On Sunday, the activists gathered on the road outside of the Fort Benning Gate for a program of speeches and music; a litany in English and Spanish of killings that have taken place in the Americas over the past years; and a funeral procession in which participants raised white wooden crosses and cried “Presenté!” as the names, countries, and ages of 350 people of thousands who have been violently killed by SOA graduates in Latin America and at the border.

Reflections of the Adrian Dominican Sisters

Sister Anele Heiges, OP, second from left, portrays a mourner carrying a coffin during the funeral procession for those killed over the years by SOA/WHINSEC graduates.

Sister Anele Heiges, OP, was one of six people to volunteer for a special role in the procession: as a mourner, dressed in black garb and with white paint on her face, carrying a coffin to symbolize those who had died.

“I was feeling and carrying in my hands the practical response to an economic organization based on uncontrolled exploitation of nature for the maximization of profits and the accumulation of capital,” Sister Anele recalled. “I realized that I do have a God of mercy and compassion.

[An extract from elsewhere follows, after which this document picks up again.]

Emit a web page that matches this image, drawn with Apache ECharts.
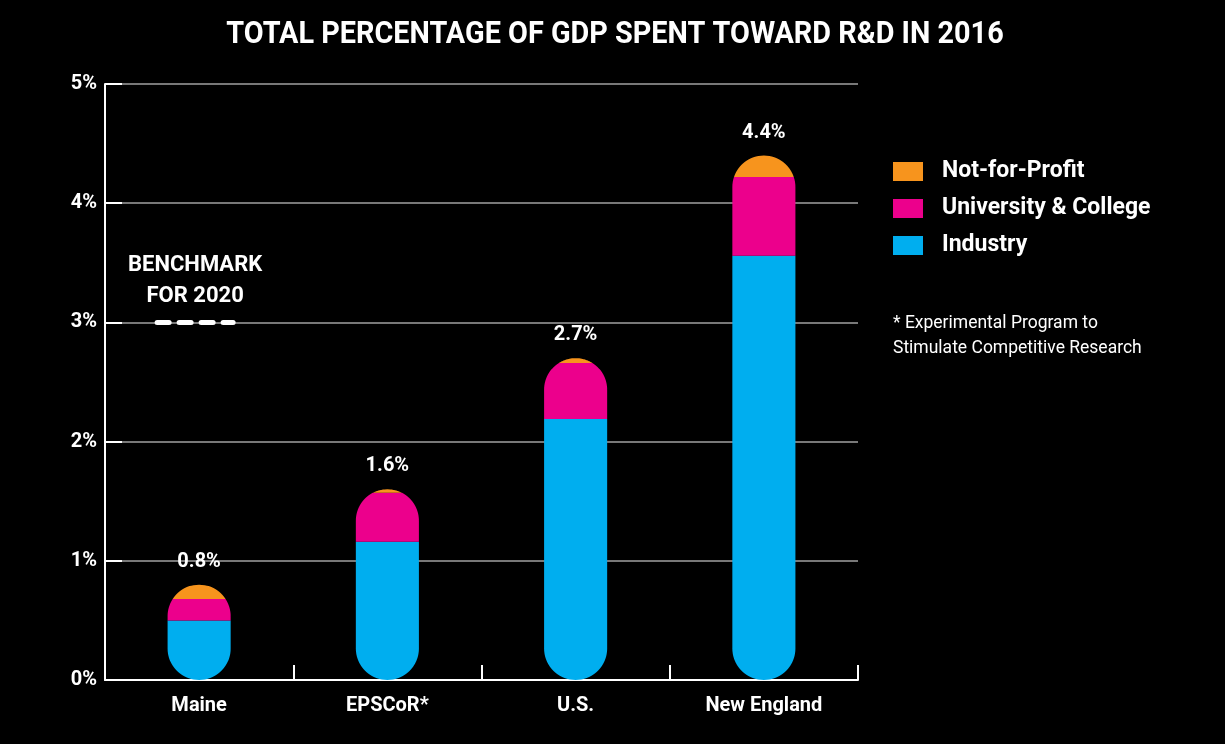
<!DOCTYPE html>
<html>
<head>
<meta charset="utf-8">
<script src="https://cdn.jsdelivr.net/npm/echarts@6/dist/echarts.min.js"></script>
<style>
  html, body { margin: 0; padding: 0; background: #000; }
  #chart { width: 1225px; height: 744px; }
</style>
</head>
<body>
<div id="chart"></div>
<script>
// R&D spending as a share of GDP, 2016, split by performing sector
const categories = ['Maine', 'EPSCoR*', 'U.S.', 'New England'];
const industry = [0.50, 1.16, 2.19, 3.56];
const university = [0.18, 0.41, 0.47, 0.66];
const notForProfit = [0.12, 0.03, 0.04, 0.18];
const benchmark2020 = 3;
const yTicks = [0, 1, 2, 3, 4, 5];

const FONT = "Roboto, 'Liberation Sans', sans-serif";
const COLORS = { nfp: '#F7941D', uni: '#EC008C', ind: '#00AEEF' };

const totals = categories.map((_, i) => industry[i] + university[i] + notForProfit[i]);

// each item: [category index, segment start, segment end, bar total]
function segmentData(lower, values) {
  return values.map((v, i) => {
    const start = lower[i];
    return [i, start, start + v, totals[i]];
  });
}
const indStart = industry.map(() => 0);
const uniStart = industry.slice();
const nfpStart = industry.map((v, i) => v + university[i]);

// pill-shaped bar: draw the part of a stadium shape that lies between two values
function pillSegment(params, api, withLabel) {
  const i = api.value(0);
  const base = api.coord([i, 0]);
  const cx = base[0];
  const yBottom = base[1];
  const yTop = api.coord([i, api.value(3)])[1];
  const ySegBottom = api.coord([i, api.value(1)])[1];
  const ySegTop = api.coord([i, api.value(2)])[1];
  const r = api.size([1, 0])[0] * 0.335 / 2;

  const halfWidth = (y) => {
    const topC = yTop + r;
    const botC = yBottom - r;
    if (y < topC) {
      const d = topC - y;
      return Math.sqrt(Math.max(0, r * r - d * d));
    }
    if (y > botC) {
      const d = y - botC;
      return Math.sqrt(Math.max(0, r * r - d * d));
    }
    return r;
  };

  const steps = Math.max(24, Math.ceil((ySegBottom - ySegTop) * 2));
  const ys = [];
  for (let k = 0; k <= steps; k++) ys.push(ySegTop + (ySegBottom - ySegTop) * k / steps);
  const pts = [];
  ys.forEach(y => pts.push([cx + halfWidth(y), y]));
  ys.slice().reverse().forEach(y => pts.push([cx - halfWidth(y), y]));

  const children = [{
    type: 'polygon',
    shape: { points: pts },
    style: { fill: api.visual('color') }
  }];
  if (withLabel) {
    children.push({
      type: 'text',
      x: cx,
      y: yTop - 23,
      style: {
        text: api.value(3).toFixed(1) + '%',
        fill: '#fff',
        font: 'bold 20px ' + FONT,
        align: 'center',
        verticalAlign: 'middle'
      }
    });
  }
  return { type: 'group', children: children };
}

const chart = echarts.init(document.getElementById('chart'));

chart.setOption({
  backgroundColor: '#000',
  animation: false,
  legend: {
    orient: 'vertical',
    left: 893,
    top: 160,
    padding: 0,
    icon: 'rect',
    itemWidth: 30,
    itemHeight: 19,
    itemGap: 14,
    selectedMode: false,
    data: ['Not-for-Profit', 'University & College', 'Industry'],
    textStyle: {
      color: '#fff', fontSize: 23, fontWeight: 'bold', fontFamily: FONT,
      lineHeight: 20,
      padding: [0, 0, 0, 14]
    }
  },
  grid: { left: 105, right: 367, top: 84, bottom: 64 },
  xAxis: {
    type: 'category',
    data: categories,
    axisLine: { lineStyle: { color: '#fff', width: 2 } },
    axisTick: { show: true, inside: true, length: 15, lineStyle: { color: '#fff', width: 2 } },
    axisLabel: { color: '#fff', fontSize: 20, fontWeight: 'bold', fontFamily: FONT, margin: 16 },
    splitLine: { show: false }
  },
  yAxis: {
    type: 'value',
    min: yTicks[0],
    max: yTicks[yTicks.length - 1],
    interval: 1,
    axisLine: { show: true, lineStyle: { color: '#fff', width: 2 } },
    axisTick: { show: true, inside: true, length: 17, lineStyle: { color: '#fff', width: 2 } },
    axisLabel: {
      color: '#fff', fontSize: 20, fontWeight: 'bold', fontFamily: FONT, margin: 8,
      formatter: v => v + '%'
    },
    splitLine: { show: true, lineStyle: { color: '#a0a0a0', width: 1.5 } }
  },
  graphic: [
    {
      type: 'text',
      x: 615,
      y: 35,
      scaleX: 0.93,
      style: {
        text: 'TOTAL PERCENTAGE OF GDP SPENT TOWARD R&D IN 2016',
        fill: '#fff',
        font: 'bold 31px ' + FONT,
        align: 'center',
        verticalAlign: 'middle'
      }
    },
    {
      type: 'text',
      left: 893,
      top: 311,
      style: {
        text: '* Experimental Program to\nStimulate Competitive Research',
        fill: '#fff',
        font: '17.5px ' + FONT,
        lineHeight: 25
      }
    }
  ],
  series: [
    {
      name: 'Industry',
      type: 'custom',
      itemStyle: { color: COLORS.ind },
      encode: { x: 0, y: [1, 2] },
      data: segmentData(indStart, industry),
      renderItem: (p, api) => pillSegment(p, api, false)
    },
    {
      name: 'University & College',
      type: 'custom',
      itemStyle: { color: COLORS.uni },
      encode: { x: 0, y: [1, 2] },
      data: segmentData(uniStart, university),
      renderItem: (p, api) => pillSegment(p, api, false)
    },
    {
      name: 'Not-for-Profit',
      type: 'custom',
      itemStyle: { color: COLORS.nfp },
      encode: { x: 0, y: [1, 2] },
      data: segmentData(nfpStart, notForProfit),
      renderItem: (p, api) => pillSegment(p, api, true)
    },
    {
      name: 'Benchmark',
      type: 'custom',
      encode: { x: 0, y: 1 },
      data: [[0, benchmark2020]],
      z: 5,
      renderItem: (params, api) => {
        const pt = api.coord([api.value(0), api.value(1)]);
        const cx = pt[0] - 4;
        return {
          type: 'group',
          children: [
            {
              type: 'line',
              shape: { x1: cx - 38, y1: pt[1], x2: cx + 38, y2: pt[1] },
              style: { stroke: '#fff', lineWidth: 5, lineDash: [12, 10], lineCap: 'round' }
            },
            {
              type: 'text',
              x: cx,
              y: pt[1] - 41,
              style: {
                text: 'BENCHMARK\nFOR 2020',
                fill: '#fff',
                font: 'bold 22px ' + FONT,
                lineHeight: 31,
                align: 'center',
                verticalAlign: 'middle'
              }
            }
          ]
        };
      }
    }
  ]
});
</script>
</body>
</html>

I was one with the people in those coffins. I really bonded with them.”

Sister Anele said she also felt the injustice that surrounded the death of the people honored in the procession. “I was carrying in the coffin the tentacles and the results of the Doctrine of Discovery,” doctrines decreed in the 15th century by popes and still used as legal precedent. These doctrines “clearly gave the green light” to white Christians to conquer and exploit others who were not considered fully human, she added. 

Sister Mary Priniski recalled her participation SOA Watch Mobilizations through the years, particularly one in the late 1990s when she and about 1,000 people “crossed the line” into Fort Benning and committed civil disobedience. Normally, she noted, people who crossed the line were arrested and taken to jail, but because of the large number that year, they were put on a bus, transported away from the base, and made to walk back. “You sometimes have to take a stand” in issues such as this and risk arrest, she said.

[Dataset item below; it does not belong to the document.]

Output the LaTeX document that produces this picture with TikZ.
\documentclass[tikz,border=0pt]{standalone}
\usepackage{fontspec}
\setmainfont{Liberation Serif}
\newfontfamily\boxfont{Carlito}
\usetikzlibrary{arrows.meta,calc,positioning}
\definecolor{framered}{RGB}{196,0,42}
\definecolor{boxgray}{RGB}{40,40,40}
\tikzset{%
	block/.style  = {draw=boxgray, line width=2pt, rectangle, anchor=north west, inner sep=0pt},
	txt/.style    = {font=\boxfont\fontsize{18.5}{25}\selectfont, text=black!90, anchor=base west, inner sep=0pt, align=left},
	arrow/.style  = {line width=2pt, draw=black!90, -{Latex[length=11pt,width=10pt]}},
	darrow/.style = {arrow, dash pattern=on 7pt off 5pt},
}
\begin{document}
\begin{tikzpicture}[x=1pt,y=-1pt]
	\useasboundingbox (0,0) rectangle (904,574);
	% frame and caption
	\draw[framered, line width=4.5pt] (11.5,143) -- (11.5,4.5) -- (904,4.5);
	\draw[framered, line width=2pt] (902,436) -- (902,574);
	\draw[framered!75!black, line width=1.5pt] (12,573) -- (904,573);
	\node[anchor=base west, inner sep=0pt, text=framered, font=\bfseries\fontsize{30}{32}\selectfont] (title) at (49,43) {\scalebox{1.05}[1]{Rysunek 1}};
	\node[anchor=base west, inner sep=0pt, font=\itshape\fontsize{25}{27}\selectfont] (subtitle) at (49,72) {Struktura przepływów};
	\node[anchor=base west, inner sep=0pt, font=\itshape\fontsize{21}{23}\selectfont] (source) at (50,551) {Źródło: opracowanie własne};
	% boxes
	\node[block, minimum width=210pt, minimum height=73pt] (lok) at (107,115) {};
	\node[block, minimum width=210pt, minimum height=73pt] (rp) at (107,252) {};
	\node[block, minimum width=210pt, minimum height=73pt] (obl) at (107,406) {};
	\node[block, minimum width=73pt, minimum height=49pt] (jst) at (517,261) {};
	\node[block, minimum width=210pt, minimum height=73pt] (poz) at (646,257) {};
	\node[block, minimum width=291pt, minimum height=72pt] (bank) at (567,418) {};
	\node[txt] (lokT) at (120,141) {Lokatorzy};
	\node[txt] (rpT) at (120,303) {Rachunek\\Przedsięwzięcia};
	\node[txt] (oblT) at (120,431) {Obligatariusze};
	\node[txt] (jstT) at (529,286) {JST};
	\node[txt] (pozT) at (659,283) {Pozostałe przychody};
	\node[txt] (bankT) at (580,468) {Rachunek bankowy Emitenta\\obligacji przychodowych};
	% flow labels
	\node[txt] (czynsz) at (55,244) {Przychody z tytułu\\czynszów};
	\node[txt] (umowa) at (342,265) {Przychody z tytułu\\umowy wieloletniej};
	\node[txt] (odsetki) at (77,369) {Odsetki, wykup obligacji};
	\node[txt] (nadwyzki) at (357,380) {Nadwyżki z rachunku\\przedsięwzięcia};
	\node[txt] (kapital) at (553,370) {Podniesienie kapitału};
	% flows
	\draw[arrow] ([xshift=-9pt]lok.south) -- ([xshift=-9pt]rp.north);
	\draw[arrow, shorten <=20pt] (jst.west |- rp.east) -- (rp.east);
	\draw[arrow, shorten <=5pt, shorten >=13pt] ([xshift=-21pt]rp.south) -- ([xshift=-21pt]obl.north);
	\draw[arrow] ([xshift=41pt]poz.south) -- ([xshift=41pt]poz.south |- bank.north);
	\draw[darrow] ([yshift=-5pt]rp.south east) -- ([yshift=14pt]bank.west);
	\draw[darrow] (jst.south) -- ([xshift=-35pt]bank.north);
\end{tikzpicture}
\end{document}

Sister Kathleen said she “was really moved by the film clip they showed of the Jesuits, retelling the story.” She was also struck by the fact that, during the funeral procession on Sunday, the names of people killed in 2019 were called out. “It’s been going on for so many years,” she said. “It’s really hard to accept the reality of what our country has done and continues to do around the world, but certainly in Latin America.” 

Sister Joan said that even though the emphasis was on Latin America, the presentations “put you in mind of those other places in the world where the same type of oppression goes on. We sell those weapons to other countries. We have sold so much to Israel.”

In spite of the long history of violence, the Sisters also saw reason to be hopeful and to continue to be engaged in efforts to stop the bloodshed and the injustices. 

“I think our presence at the border means a lot,” Sister Ginny said. “Whether it’s done through SOA Watch or by people sharing themselves” in voluntary service at houses of hospitality in Texas for immigrants released from detention. “I do believe it’s a great witness.” 

Sister Joan added that the message was to do what you can. “It is enough,” she said. “If everybody does what they can, it is enough.”  

 

Feature photo (top): Sister Virginia “Ginny” King, OP, holds a lit candle during a Pax Christi service commemorating the six Jesuits, their housekeeper, and her daughter who were slain 30 years ago in El Salvador.



Dominican Sisters and Associates gather on Saturday evening. They are, back row from left, Sisters Virginia King, OP, and Anele Heiges, OP (Adrian), Kathy Kamarack, OP (Sinsinawa), and Kathleen Nolan, OP (Adrian); Associates Cathy Crosby (Sinsinawa) and Mary Margaret Pharmer (Springfield); and Sister Regina McKillip, OP (Sinsinawa). Front, from left, are Sisters Georgiana Stubner, OP (Springfield), Joan Baustian, OP (Adrian), Patricia Stark, OP, and Marcelline Koch, OP (Springfield), Mary Priniski, OP (Adrian), Liz Sully, OP (Sinsinawa), and Barbara Kelley, OP (Adrian).